Single by Keith Urban

from the album Graffiti U
- Released: 18 January 2018
- Recorded: 2017
- Genre: Country pop
- Length: 4:13
- Label: Hit Red; Capitol Nashville;
- Songwriters: Ed Sheeran; Benny Blanco; Johnny McDaid; Amy Wadge; Julia Michaels; Guy Berryman; Jonny Buckland; Will Champion; Chris Martin; Mikkel Storleer Eriksen; Tor Erik Hermansen;
- Producers: Urban; Blanco; Sheeran; McDaid;

Keith Urban singles chronology
| "Female" (2017) | "Parallel Line" (2018) | "Coming Home" (2018) |

= Parallel Line (Keith Urban song) =

"Parallel Line" is a song recorded by Australian and American country music singer Keith Urban. It was released on 18 January 2018 as the second single from his tenth studio album,Graffiti U (2018).

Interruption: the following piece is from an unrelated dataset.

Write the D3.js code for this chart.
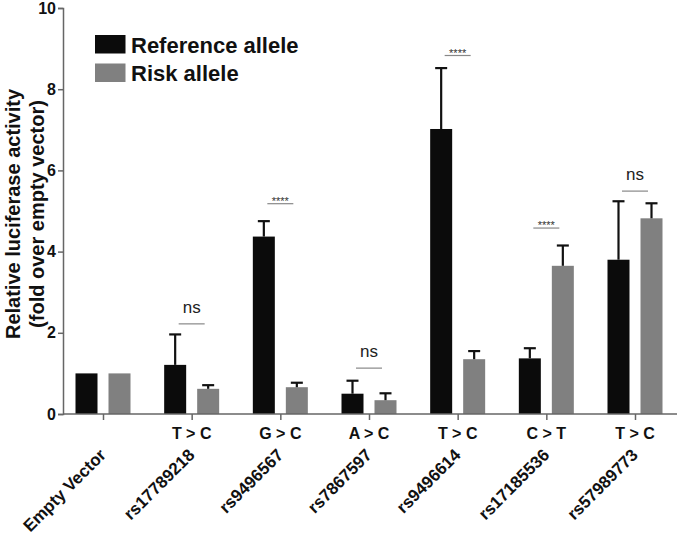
<!DOCTYPE html>
<html>
<head>
<meta charset="utf-8">
<script src="https://cdn.jsdelivr.net/npm/d3@7"></script>
<style>
body{margin:0;background:#fff;}
svg{display:block;font-family:"Liberation Sans",Arial,sans-serif;}
</style>
</head>
<body>
<svg id="c" width="677" height="537"></svg>
<script>
const groups = ["Empty Vector","rs17789218","rs9496567","rs7867597","rs9496614","rs17185536","rs57989773"];
const changes = ["","T > C","G > C","A > C","T > C","C > T","T > C"];
const refMean = [1.0, 1.21, 4.37, 0.50, 7.02, 1.37, 3.80];
const refErr  = [0, 0.75, 0.38, 0.32, 1.50, 0.25, 1.44];
const riskMean = [1.0, 0.62, 0.66, 0.34, 1.35, 3.65, 4.82];
const riskErr  = [0, 0.09, 0.11, 0.17, 0.20, 0.50, 0.37];
const sigLabel = [null, "ns", "****", "ns", "****", "****", "ns"];
const sigLevel = [null, 2.22, 5.18, 1.13, 8.83, 4.58, 5.49];
const yTicks = [0,2,4,6,8,10];
const seriesNames = ["Reference allele","Risk allele"];
const colors = ["#0b0b0b","#808080"];

const svg = d3.select("#c");
const y = d3.scaleLinear().domain([0,10]).range([414,8]);
const x = d3.scalePoint().domain(groups).range([103,635]);
const sub = d3.scaleBand().domain([0,1]).range([-27.5,27.5]).paddingInner(1/3).paddingOuter(0);
const bw = sub.bandwidth();
const axisColor = "#666";

// bars
const series = [refMean, riskMean];
const errs = [refErr, riskErr];
series.forEach((vals, s) => {
  groups.forEach((g, i) => {
    const cx = x(g) + sub(s);
    svg.append("rect").attr("x", cx).attr("y", y(vals[i]))
      .attr("width", bw).attr("height", y(0) - y(vals[i])).attr("fill", colors[s]);
    if (errs[s][i] > 0) {
      const mx = cx + bw/2, top = y(vals[i] + errs[s][i]);
      svg.append("line").attr("x1", mx).attr("x2", mx).attr("y1", y(vals[i])).attr("y2", top)
        .attr("stroke", "#111").attr("stroke-width", 2.2);
      svg.append("line").attr("x1", mx-6).attr("x2", mx+6).attr("y1", top).attr("y2", top)
        .attr("stroke", "#111").attr("stroke-width", 2.2);
    }
  });
});

// y axis
const yAxis = svg.append("g").attr("transform","translate(63,0)")
  .call(d3.axisLeft(y).tickValues(yTicks).tickSize(5).tickPadding(2).tickFormat(d3.format("d")));
yAxis.select(".domain").attr("stroke", axisColor).attr("stroke-width",1.5);
yAxis.selectAll(".tick line").attr("stroke", axisColor).attr("stroke-width",1.5);
yAxis.selectAll(".tick text").attr("font-size",16).attr("font-weight","bold").attr("fill","#111")
  .attr("font-family","Liberation Sans, Arial, sans-serif");

// x axis
const xAxis = svg.append("g").attr("transform","translate(0,414)")
  .call(d3.axisBottom(x).tickSize(6).tickSizeOuter(0).tickFormat(""));
xAxis.select(".domain").attr("stroke", axisColor).attr("stroke-width",1.5).attr("d","M63,0H677");
xAxis.selectAll(".tick line").attr("stroke", axisColor).attr("stroke-width",1.5);

// allele change labels
groups.forEach((g,i) => {
  if (changes[i]) svg.append("text").attr("x", x(g)).attr("y", 439).attr("text-anchor","middle")
    .attr("font-size",16).attr("font-weight","bold").attr("fill","#111").text(changes[i]);
  svg.append("text").attr("transform", `translate(${x(g)+4},456) rotate(-45)`)
    .attr("text-anchor","end").attr("font-size",17).attr("font-weight","bold").attr("fill","#111").text(g);
});

// significance
groups.forEach((g,i) => {
  if (!sigLabel[i]) return;
  const cx = x(g), ly = y(sigLevel[i]);
  svg.append("line").attr("x1", cx-13).attr("x2", cx+13).attr("y1", ly).attr("y2", ly)
    .attr("stroke","#888").attr("stroke-width",1.2);
  if (sigLabel[i] === "ns") {
    svg.append("text").attr("x", cx).attr("y", ly-11).attr("text-anchor","middle")
      .attr("font-size",17).attr("fill","#222").attr("font-family","Liberation Sans, Arial, sans-serif").text("ns");
  } else {
    svg.append("text").attr("x", cx).attr("y", ly+1).attr("text-anchor","middle")
      .attr("font-size",11).attr("fill","#333").text("****");
  }
});

// legend
seriesNames.forEach((n,s) => {
  svg.append("rect").attr("x",95).attr("y",35 + s*28.5).attr("width",30.5).attr("height",18.5).attr("fill",colors[s]);
  svg.append("text").attr("x",131).attr("y",52.5 + s*28.5).attr("font-size",22).attr("font-weight","bold")
    .attr("fill","#111").text(n);
});

// y title
const yt = svg.append("text").attr("transform","translate(0,214) rotate(-90)").attr("text-anchor","middle")
  .attr("font-size",20).attr("font-weight","bold").attr("fill","#111");
yt.append("tspan").attr("x",0).attr("y",20).text("Relative luciferase activity");
yt.append("tspan").attr("x",0).attr("y",43.5).text("(fold over empty vector)");
</script>
</body>
</html>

The song contains a sample of "Everglow" by Coldplay.

==Critical reception==
Stephen L. Betts from Rolling Stone said: "Reminiscent of a Nineties slow jam, in a contemporary Ed Sheeran-style glorious chorus and hook, but uninspiring disjointed verses in between. The tune spotlights Urban singing the verses in a higher register and giving the pleading lyrics a keener sense of urgency."

==Charts==

| Chart (2018–2019) | Peak position |
|---|---|
| Australia (ARIA) | 47 |
| Canada Digital Songs (Billboard) | 10 |
| Scotland Singles (OCC) | 78 |
| US Hot Country Songs (Billboard) | 25 |

==Certifications==

| Region | Certification | Certified units/sales |
| Australia (ARIA) | 2× Platinum | 140,000^{‡} |
| New Zealand (RMNZ) | Gold | 15,000^{‡} |
| United States (RIAA) | Gold | 500,000^{‡} |
^{‡} Sales+streaming figures based on certification alone.